I recall asking the group, "Although you're over a thousand miles away from
Columbine, what impact has the shootings had on you?" A mix of amazement
and shock were expressed. A
slight girl, Alison, the only eighth-grader in the group wondered, "What
could have happened to these kids that made them feel so hopeless to push
them to this point?" Sitting directly across from her an older girl with
red-streaked hair and purple lipstick chimed in, "I always thought school
was the safest place." After a flurry of comments about how insensitive
kids can be, a younger teen who was sandwiched between two adults remarked,
"Everyone was nice to each other in school for about a week after the shootings.
But now (as if they forgot) they're still making fun of kids who get tortured
everyday. Here we go again." The
discussion seamlessly shifted to the unpredictable nature of life today and how,
as one young group member ironically put it, "Just going to school these
days is an act of courage."
One mom, Maria, who is also a guidance counselor recalled, "As a kid I grew
up in a poor neighborhood in the inner city, which was not a safe place to
be. The school doors were always locked and chained. You never used the bathroom
and didn't know when you might get beat up, when you might be a target of
rage. If you wanted to be protected you had to connect with a gang, a group.
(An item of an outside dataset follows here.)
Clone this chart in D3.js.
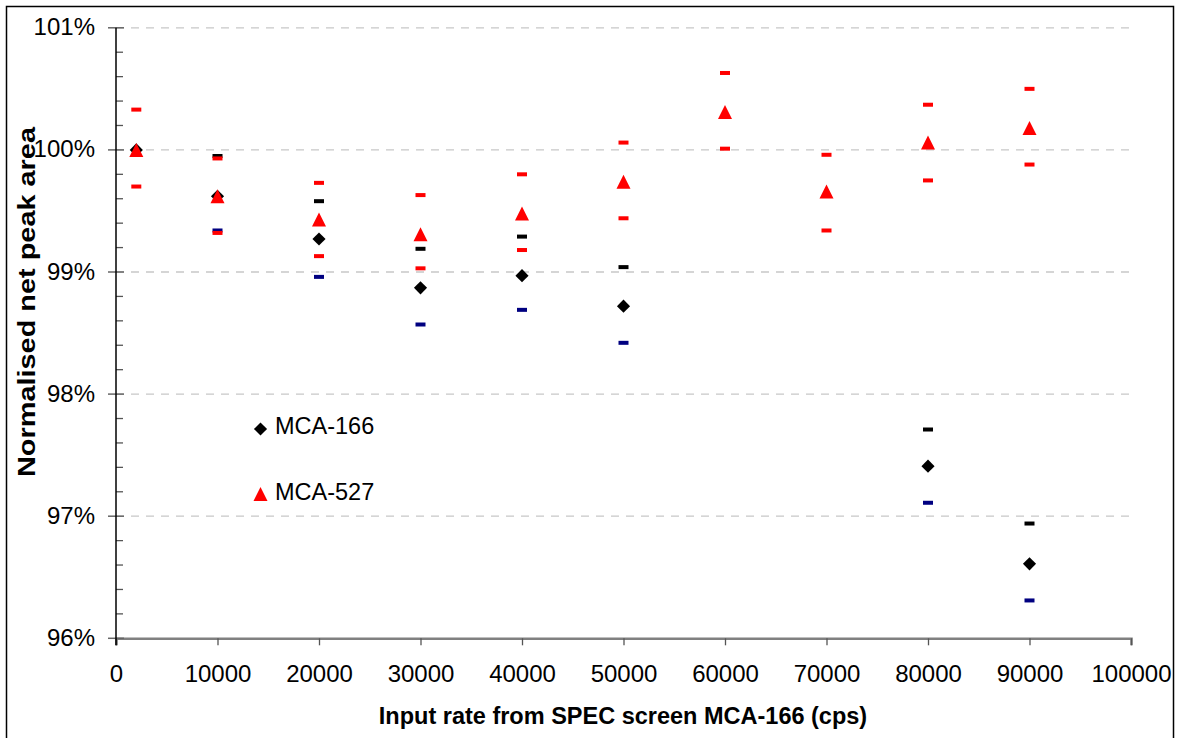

So now I live in the suburbs, which I thought would be safe for my kids. It's
quiet and there are no fights, yet the terror is the same. The fears I thought
I had escaped have returned, only in a new form. It (Columbine) could happen
anywhere
It's very scary to the whole society." Carlos,
an immigrant from El Salvador, was reminded of a recent incident when he was
stopped by a police officer who asked to check his arms. "He was looking
for gang tattoos. He thought I was MS 13 (a notorious Salvadorian gang),"
he explained while slowly pulling his shirt sleeve back across his forearm
as if back in the moment. "I told the cop, 'First, of all I'm Salvadorian
and proud of it. Second, I'm not a gang banger.' "A week later,"
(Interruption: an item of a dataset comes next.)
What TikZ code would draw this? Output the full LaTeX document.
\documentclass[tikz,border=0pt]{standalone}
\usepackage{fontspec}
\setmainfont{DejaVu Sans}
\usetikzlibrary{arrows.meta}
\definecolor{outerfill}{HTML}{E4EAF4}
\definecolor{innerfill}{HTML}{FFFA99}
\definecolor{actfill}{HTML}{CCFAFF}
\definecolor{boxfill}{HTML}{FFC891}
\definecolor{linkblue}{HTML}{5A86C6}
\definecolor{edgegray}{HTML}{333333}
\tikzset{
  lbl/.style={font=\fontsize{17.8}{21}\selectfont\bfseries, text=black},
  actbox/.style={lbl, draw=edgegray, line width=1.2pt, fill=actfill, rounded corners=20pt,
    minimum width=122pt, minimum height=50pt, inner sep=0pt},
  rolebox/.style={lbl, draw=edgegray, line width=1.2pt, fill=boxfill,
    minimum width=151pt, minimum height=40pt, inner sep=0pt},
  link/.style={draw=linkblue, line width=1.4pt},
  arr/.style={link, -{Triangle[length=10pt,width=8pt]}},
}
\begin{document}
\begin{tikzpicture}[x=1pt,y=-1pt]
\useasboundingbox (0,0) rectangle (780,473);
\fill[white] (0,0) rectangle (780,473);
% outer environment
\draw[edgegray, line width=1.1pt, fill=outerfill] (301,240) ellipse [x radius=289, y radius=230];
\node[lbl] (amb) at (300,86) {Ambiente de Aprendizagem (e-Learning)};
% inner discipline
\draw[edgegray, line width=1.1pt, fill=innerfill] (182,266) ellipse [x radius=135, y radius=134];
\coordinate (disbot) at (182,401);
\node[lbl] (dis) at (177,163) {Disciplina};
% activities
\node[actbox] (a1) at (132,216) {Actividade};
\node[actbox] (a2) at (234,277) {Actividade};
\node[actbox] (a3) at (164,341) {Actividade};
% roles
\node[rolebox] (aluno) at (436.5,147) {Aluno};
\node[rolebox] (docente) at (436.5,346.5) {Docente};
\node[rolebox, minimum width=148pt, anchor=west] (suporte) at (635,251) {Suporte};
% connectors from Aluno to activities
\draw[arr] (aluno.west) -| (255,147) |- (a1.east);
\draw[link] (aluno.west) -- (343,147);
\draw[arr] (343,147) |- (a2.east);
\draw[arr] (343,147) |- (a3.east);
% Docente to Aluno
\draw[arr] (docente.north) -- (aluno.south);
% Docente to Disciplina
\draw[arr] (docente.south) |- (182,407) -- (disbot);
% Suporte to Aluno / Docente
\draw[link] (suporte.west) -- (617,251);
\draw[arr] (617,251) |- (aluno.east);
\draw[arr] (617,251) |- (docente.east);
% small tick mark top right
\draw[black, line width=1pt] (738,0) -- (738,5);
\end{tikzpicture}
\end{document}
Carlos continued, "I saw the same cop at my job at Pierre's (restaurant).
It was the same cop! Well, I work as a maitre de at Pierre's and I was wearing
my tuxedo. He looked me over and seemed really confused, puzzled. I smiled
and said to him 'See I'm the same person.'" Jackie,
a 15-year-old girl with a stud in her tongue then told the story about how when
she got her tongue pierced, all of a sudden, "Everybody looked at me
differently, like I was from another planet, a dirt bag. But I'm the same!
I'm still a good student. I'm the same kid as before." After
awhile the students in the group talked about, as one 16-year old girl stated,
"What we really need." To everyone's surprise they said that what
they really needed and wanted was closer relationships with adults in home
and at school. I remarked to the teens, "You seem to be starving for
someone to simply listen to you." When asked, the teens openly admitted
that they push grown ups away. I followed up by asking, "Is this what
you really want to happen, to push the adults in your lives away?" The
overwhelming response was an emphatic "No!" The interchange that followed
revealed a paradoxical side of young people that often confounds adults, the
tension between seeking intimacy and suffering isolation. As
the meeting winded down to a close I asked the young people, "Can you tell
the adults, before we say goodbye, what it is that they don't understand about
you, about kids in general, that they should?" Their
responses included, "Be more open minded and less judgmental," "Everybody
has a little something weird about them, whether a freckle or a pierced tongue
or a tattoo," " There is no normal, normal is everyone. There are
numbers and quotas and averages; but people are not numbers and averages.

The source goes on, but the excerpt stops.